[Code that draws figures]
## BEGIN

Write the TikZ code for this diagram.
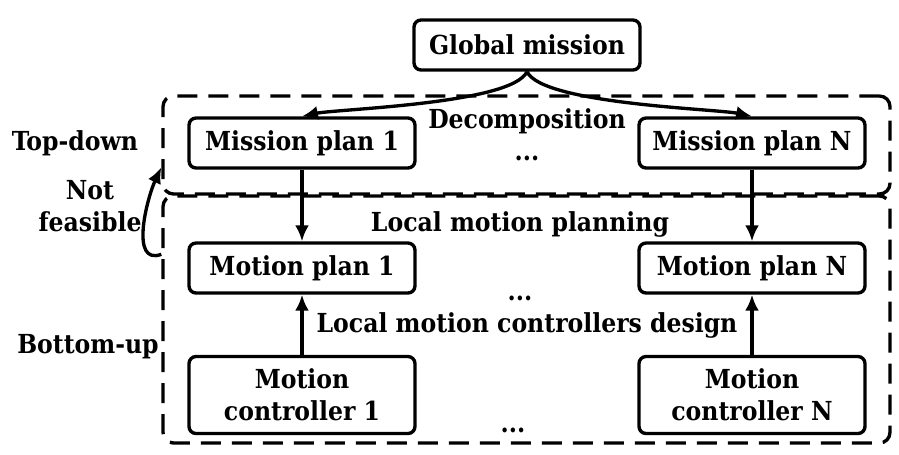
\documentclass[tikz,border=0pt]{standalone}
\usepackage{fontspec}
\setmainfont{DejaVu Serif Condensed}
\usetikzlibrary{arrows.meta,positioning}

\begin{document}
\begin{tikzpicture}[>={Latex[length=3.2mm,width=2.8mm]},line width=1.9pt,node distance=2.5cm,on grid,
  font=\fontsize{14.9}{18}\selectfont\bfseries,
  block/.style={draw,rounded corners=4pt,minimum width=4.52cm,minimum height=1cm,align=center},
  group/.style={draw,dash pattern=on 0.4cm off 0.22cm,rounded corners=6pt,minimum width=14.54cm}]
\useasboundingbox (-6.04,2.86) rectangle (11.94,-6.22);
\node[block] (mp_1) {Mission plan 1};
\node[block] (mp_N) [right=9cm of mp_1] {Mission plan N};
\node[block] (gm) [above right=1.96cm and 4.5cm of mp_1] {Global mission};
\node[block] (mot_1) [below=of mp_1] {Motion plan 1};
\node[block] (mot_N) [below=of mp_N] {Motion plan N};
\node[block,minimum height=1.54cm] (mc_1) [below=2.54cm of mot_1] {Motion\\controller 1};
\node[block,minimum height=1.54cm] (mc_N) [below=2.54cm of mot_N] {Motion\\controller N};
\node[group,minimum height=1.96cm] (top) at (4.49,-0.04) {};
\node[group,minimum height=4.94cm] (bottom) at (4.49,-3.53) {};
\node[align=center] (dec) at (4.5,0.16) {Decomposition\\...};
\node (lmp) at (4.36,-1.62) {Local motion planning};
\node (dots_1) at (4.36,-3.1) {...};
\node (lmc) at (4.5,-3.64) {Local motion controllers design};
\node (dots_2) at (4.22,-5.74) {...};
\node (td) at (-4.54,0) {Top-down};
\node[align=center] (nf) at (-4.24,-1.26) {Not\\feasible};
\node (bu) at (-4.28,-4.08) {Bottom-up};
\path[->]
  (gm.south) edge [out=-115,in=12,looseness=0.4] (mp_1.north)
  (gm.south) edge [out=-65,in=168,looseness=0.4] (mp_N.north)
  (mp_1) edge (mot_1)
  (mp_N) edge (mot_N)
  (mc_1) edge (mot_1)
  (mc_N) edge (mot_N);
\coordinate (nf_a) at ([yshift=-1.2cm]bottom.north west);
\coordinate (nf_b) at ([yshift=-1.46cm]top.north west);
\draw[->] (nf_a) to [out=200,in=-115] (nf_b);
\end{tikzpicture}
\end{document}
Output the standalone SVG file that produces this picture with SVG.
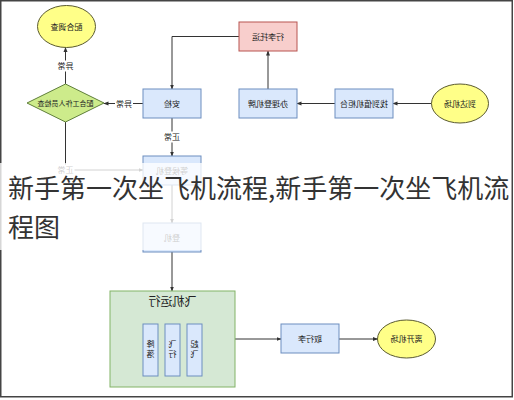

## END

Look through the data and show every line containing "this".

Write the TikZ code for this diagram.
Output the standalone SVG file that produces this picture with SVG.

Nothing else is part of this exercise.